» EXERCISE DETAILS
Print all of the lines exactly. Any picture among them stays out.

» DATA LINES
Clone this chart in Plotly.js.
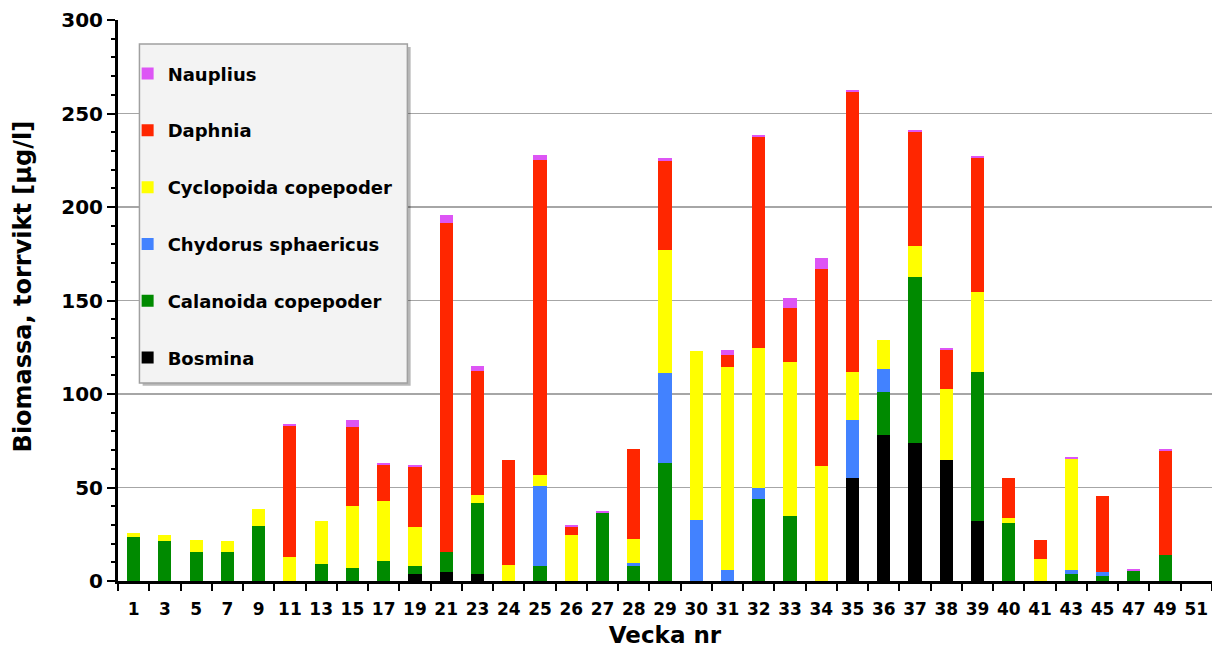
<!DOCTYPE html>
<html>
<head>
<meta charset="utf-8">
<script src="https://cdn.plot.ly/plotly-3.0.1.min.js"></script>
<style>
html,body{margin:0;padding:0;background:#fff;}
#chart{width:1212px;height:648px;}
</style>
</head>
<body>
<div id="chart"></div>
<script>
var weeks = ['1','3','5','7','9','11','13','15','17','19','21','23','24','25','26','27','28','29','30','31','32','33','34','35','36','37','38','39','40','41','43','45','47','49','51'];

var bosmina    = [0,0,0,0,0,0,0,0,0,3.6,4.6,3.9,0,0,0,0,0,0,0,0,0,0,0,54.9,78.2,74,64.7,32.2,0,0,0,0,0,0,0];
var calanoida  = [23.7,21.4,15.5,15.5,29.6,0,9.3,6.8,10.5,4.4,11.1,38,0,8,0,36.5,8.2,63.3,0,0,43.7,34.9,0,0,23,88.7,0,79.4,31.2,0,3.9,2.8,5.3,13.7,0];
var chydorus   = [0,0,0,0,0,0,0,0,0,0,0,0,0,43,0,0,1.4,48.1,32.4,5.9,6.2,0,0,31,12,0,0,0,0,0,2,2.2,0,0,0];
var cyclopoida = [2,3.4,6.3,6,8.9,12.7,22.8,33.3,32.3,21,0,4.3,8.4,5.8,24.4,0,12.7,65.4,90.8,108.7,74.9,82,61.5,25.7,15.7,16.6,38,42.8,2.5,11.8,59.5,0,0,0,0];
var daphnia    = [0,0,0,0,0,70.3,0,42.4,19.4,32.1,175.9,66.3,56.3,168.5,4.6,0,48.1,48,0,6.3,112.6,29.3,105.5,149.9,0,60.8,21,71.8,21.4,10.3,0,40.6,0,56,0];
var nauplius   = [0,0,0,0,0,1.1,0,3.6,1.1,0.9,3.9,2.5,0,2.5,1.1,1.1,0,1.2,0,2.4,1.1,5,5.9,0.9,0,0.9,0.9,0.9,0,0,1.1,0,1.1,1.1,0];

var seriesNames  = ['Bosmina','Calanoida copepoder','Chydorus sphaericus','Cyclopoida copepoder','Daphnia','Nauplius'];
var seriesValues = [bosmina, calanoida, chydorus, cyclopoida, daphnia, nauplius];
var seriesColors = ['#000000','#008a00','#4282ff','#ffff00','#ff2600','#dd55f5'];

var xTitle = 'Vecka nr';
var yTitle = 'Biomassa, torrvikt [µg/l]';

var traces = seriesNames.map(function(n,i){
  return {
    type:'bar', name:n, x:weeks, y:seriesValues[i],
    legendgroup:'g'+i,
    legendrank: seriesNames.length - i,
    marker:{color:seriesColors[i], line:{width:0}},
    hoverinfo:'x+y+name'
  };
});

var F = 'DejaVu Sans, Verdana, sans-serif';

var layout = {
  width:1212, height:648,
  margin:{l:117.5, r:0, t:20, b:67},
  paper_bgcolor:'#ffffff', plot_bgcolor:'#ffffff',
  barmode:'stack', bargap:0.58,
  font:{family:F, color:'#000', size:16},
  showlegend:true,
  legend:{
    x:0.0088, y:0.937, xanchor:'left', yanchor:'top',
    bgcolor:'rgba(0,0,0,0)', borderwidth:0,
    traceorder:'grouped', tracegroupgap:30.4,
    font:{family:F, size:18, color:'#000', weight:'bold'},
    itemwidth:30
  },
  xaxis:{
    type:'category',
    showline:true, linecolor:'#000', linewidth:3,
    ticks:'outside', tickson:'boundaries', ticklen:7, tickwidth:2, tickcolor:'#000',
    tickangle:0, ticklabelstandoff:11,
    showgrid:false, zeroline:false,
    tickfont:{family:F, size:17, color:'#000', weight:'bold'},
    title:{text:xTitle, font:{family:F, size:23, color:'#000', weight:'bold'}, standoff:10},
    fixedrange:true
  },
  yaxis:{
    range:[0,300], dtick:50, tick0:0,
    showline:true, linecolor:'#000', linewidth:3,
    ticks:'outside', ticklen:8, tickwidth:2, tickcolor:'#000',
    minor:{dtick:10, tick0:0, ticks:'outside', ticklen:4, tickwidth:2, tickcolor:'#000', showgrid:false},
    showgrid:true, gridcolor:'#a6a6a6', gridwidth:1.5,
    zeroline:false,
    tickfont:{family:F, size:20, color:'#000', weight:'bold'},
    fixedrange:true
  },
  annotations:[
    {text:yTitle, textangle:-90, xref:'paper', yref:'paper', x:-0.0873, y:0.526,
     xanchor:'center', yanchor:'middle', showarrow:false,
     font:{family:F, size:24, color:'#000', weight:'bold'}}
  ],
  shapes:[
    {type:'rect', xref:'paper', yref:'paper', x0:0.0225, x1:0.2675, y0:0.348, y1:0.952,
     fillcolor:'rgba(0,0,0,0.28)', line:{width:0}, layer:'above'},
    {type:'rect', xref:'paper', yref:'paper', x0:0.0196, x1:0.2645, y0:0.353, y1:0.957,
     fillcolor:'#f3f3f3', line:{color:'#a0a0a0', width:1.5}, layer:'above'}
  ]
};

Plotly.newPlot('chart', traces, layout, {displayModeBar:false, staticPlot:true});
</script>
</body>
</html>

» WORKED ANSWER
Clone this chart in Plotly.js.
<!DOCTYPE html>
<html>
<head>
<meta charset="utf-8">
<script src="https://cdn.plot.ly/plotly-3.0.1.min.js"></script>
<style>
html,body{margin:0;padding:0;background:#fff;}
#chart{width:1212px;height:648px;}
</style>
</head>
<body>
<div id="chart"></div>
<script>
var weeks = ['1','3','5','7','9','11','13','15','17','19','21','23','24','25','26','27','28','29','30','31','32','33','34','35','36','37','38','39','40','41','43','45','47','49','51'];

var bosmina    = [0,0,0,0,0,0,0,0,0,3.6,4.6,3.9,0,0,0,0,0,0,0,0,0,0,0,54.9,78.2,74,64.7,32.2,0,0,0,0,0,0,0];
var calanoida  = [23.7,21.4,15.5,15.5,29.6,0,9.3,6.8,10.5,4.4,11.1,38,0,8,0,36.5,8.2,63.3,0,0,43.7,34.9,0,0,23,88.7,0,79.4,31.2,0,3.9,2.8,5.3,13.7,0];
var chydorus   = [0,0,0,0,0,0,0,0,0,0,0,0,0,43,0,0,1.4,48.1,32.4,5.9,6.2,0,0,31,12,0,0,0,0,0,2,2.2,0,0,0];
var cyclopoida = [2,3.4,6.3,6,8.9,12.7,22.8,33.3,32.3,21,0,4.3,8.4,5.8,24.4,0,12.7,65.4,90.8,108.7,74.9,82,61.5,25.7,15.7,16.6,38,42.8,2.5,11.8,59.5,0,0,0,0];
var daphnia    = [0,0,0,0,0,70.3,0,42.4,19.4,32.1,175.9,66.3,56.3,168.5,4.6,0,48.1,48,0,6.3,112.6,29.3,105.5,149.9,0,60.8,21,71.8,21.4,10.3,0,40.6,0,56,0];
var nauplius   = [0,0,0,0,0,1.1,0,3.6,1.1,0.9,3.9,2.5,0,2.5,1.1,1.1,0,1.2,0,2.4,1.1,5,5.9,0.9,0,0.9,0.9,0.9,0,0,1.1,0,1.1,1.1,0];

var seriesNames  = ['Bosmina','Calanoida copepoder','Chydorus sphaericus','Cyclopoida copepoder','Daphnia','Nauplius'];
var seriesValues = [bosmina, calanoida, chydorus, cyclopoida, daphnia, nauplius];
var seriesColors = ['#000000','#008a00','#4282ff','#ffff00','#ff2600','#dd55f5'];

var xTitle = 'Vecka nr';
var yTitle = 'Biomassa, torrvikt [µg/l]';

var traces = seriesNames.map(function(n,i){
  return {
    type:'bar', name:n, x:weeks, y:seriesValues[i],
    legendgroup:'g'+i,
    legendrank: seriesNames.length - i,
    marker:{color:seriesColors[i], line:{width:0}},
    hoverinfo:'x+y+name'
  };
});

var F = 'DejaVu Sans, Verdana, sans-serif';

var layout = {
  width:1212, height:648,
  margin:{l:117.5, r:0, t:20, b:67},
  paper_bgcolor:'#ffffff', plot_bgcolor:'#ffffff',
  barmode:'stack', bargap:0.58,
  font:{family:F, color:'#000', size:16},
  showlegend:true,
  legend:{
    x:0.0088, y:0.937, xanchor:'left', yanchor:'top',
    bgcolor:'rgba(0,0,0,0)', borderwidth:0,
    traceorder:'grouped', tracegroupgap:30.4,
    font:{family:F, size:18, color:'#000', weight:'bold'},
    itemwidth:30
  },
  xaxis:{
    type:'category',
    showline:true, linecolor:'#000', linewidth:3,
    ticks:'outside', tickson:'boundaries', ticklen:7, tickwidth:2, tickcolor:'#000',
    tickangle:0, ticklabelstandoff:11,
    showgrid:false, zeroline:false,
    tickfont:{family:F, size:17, color:'#000', weight:'bold'},
    title:{text:xTitle, font:{family:F, size:23, color:'#000', weight:'bold'}, standoff:10},
    fixedrange:true
  },
  yaxis:{
    range:[0,300], dtick:50, tick0:0,
    showline:true, linecolor:'#000', linewidth:3,
    ticks:'outside', ticklen:8, tickwidth:2, tickcolor:'#000',
    minor:{dtick:10, tick0:0, ticks:'outside', ticklen:4, tickwidth:2, tickcolor:'#000', showgrid:false},
    showgrid:true, gridcolor:'#a6a6a6', gridwidth:1.5,
    zeroline:false,
    tickfont:{family:F, size:20, color:'#000', weight:'bold'},
    fixedrange:true
  },
  annotations:[
    {text:yTitle, textangle:-90, xref:'paper', yref:'paper', x:-0.0873, y:0.526,
     xanchor:'center', yanchor:'middle', showarrow:false,
     font:{family:F, size:24, color:'#000', weight:'bold'}}
  ],
  shapes:[
    {type:'rect', xref:'paper', yref:'paper', x0:0.0225, x1:0.2675, y0:0.348, y1:0.952,
     fillcolor:'rgba(0,0,0,0.28)', line:{width:0}, layer:'above'},
    {type:'rect', xref:'paper', yref:'paper', x0:0.0196, x1:0.2645, y0:0.353, y1:0.957,
     fillcolor:'#f3f3f3', line:{color:'#a0a0a0', width:1.5}, layer:'above'}
  ]
};

Plotly.newPlot('chart', traces, layout, {displayModeBar:false, staticPlot:true});
</script>
</body>
</html>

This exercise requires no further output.